The truth is that this is a spiteful and anti-democratic measure that should have no place in a Government of Wales Bill and may not even survive a challenge under human rights legislation. In December, the Secretary of State boldly asserted that, in his view, the Bill would settle the constitutional question in Wales. In his own words:
"What I hope this will do is settle for a generationif not morethe whole constitutional obsession we have in Wales about the powers and status of the Assembly".
He knows that the Bill as drafted will do no such thing. Rather than settle the constitutional question, it simply leaves it wide open.
The Bill offers little prospect of long-term constitutional stability. It proposes a hybrid system of enhanced legislative powers that weakens Parliament and the role of Welsh MPs, while fundamentally changing the 1998 devolution settlement without giving the people of Wales a vote or a voice. Further, it seeks to rig the electoral system to the partisan advantage of the Labour Party.
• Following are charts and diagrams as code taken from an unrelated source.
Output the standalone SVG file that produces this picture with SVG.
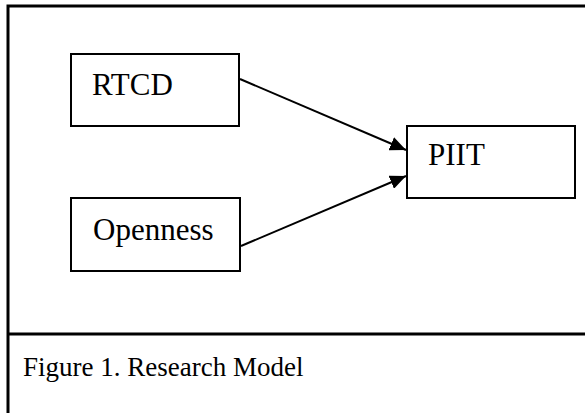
<svg xmlns="http://www.w3.org/2000/svg" width="585" height="413" viewBox="0 0 585 413">
  <style>
    .frame { fill: none; stroke: #000; stroke-width: 3; }
    .box { fill: #fff; stroke: #000; stroke-width: 2; }
    .label { font-family: "Liberation Serif", "Times New Roman", serif; font-size: 31px; fill: #000; }
    .caption { font-family: "Liberation Serif", "Times New Roman", serif; font-size: 27px; fill: #000; }
    .edge { fill: none; stroke: #000; stroke-width: 2; }
  </style>
  <defs>
    <marker id="arrow" markerWidth="16" markerHeight="14" refX="16" refY="7" orient="auto" markerUnits="userSpaceOnUse">
      <path d="M0,0 L16,7 L0,14 Z" fill="#000"/>
    </marker>
  </defs>
  <rect width="585" height="413" fill="#fff"/>

  <!-- outer frame with caption divider -->
  <g id="frame">
    <path class="frame" d="M8,415 L8,6 L586,6"/>
    <line class="frame" x1="8" y1="334" x2="586" y2="334"/>
  </g>

  <g id="connectors">
    <line class="edge" x1="240" y1="79" x2="406" y2="150" marker-end="url(#arrow)"/>
    <line class="edge" x1="241" y1="246" x2="406" y2="176" marker-end="url(#arrow)"/>
  </g>

  <g id="node-rtcd">
    <rect class="box" x="71" y="54" width="168" height="72"/>
    <text class="label" x="92" y="95">RTCD</text>
  </g>

  <g id="node-openness">
    <rect class="box" x="71" y="198" width="169" height="73"/>
    <text class="label" x="93" y="240">Openness</text>
  </g>

  <g id="node-piit">
    <rect class="box" x="407" y="126" width="168" height="72"/>
    <text class="label" x="428" y="165">PIIT</text>
  </g>

  <text class="caption" x="23" y="376">Figure 1. Research Model</text>
</svg>
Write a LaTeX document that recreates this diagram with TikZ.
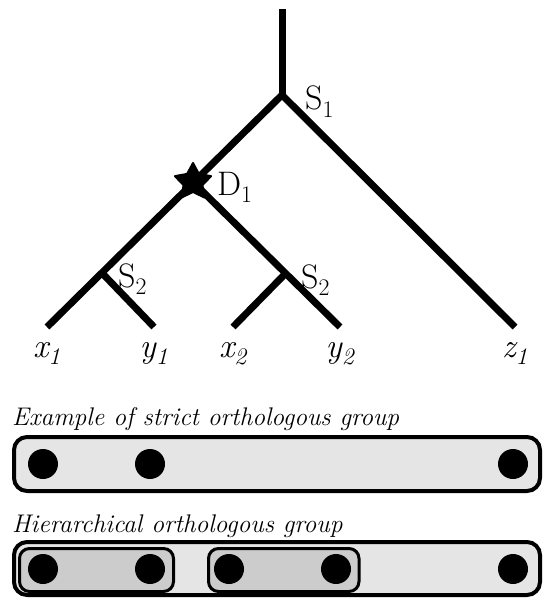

If the Government thought that the time has come to make further devolution to Wales, the honest way of going about it would be to consult the people of Wales now, through a referendum, and not wait until some intermediate point along the path, by which time important changes will have been introduced under the guise of this Bill. The Secretary of State had the opportunity to improve the operations of the Assembly simply by separating the Assembly Government from the Assembly Members. Instead, I am afraid that he has chosen to pursue his political interests at the same time, jeopardising the legislation and compromising the people of Wales by adding provisions for partisan, party purposes. I am sorry that he has made that choice.
We have had no choice but to table a reasoned amendment, and I ask the House to support it in the Lobby tonight. I will not vote against Second Reading if a vote is called because there are elements of the Bill that we Conservatives support, but because the Secretary of State has chosen to include partisan, party proposals, I had no choice but to table a reasoned amendment and to include it in the Order Paper. I ask my hon. Friends to vote with me on it.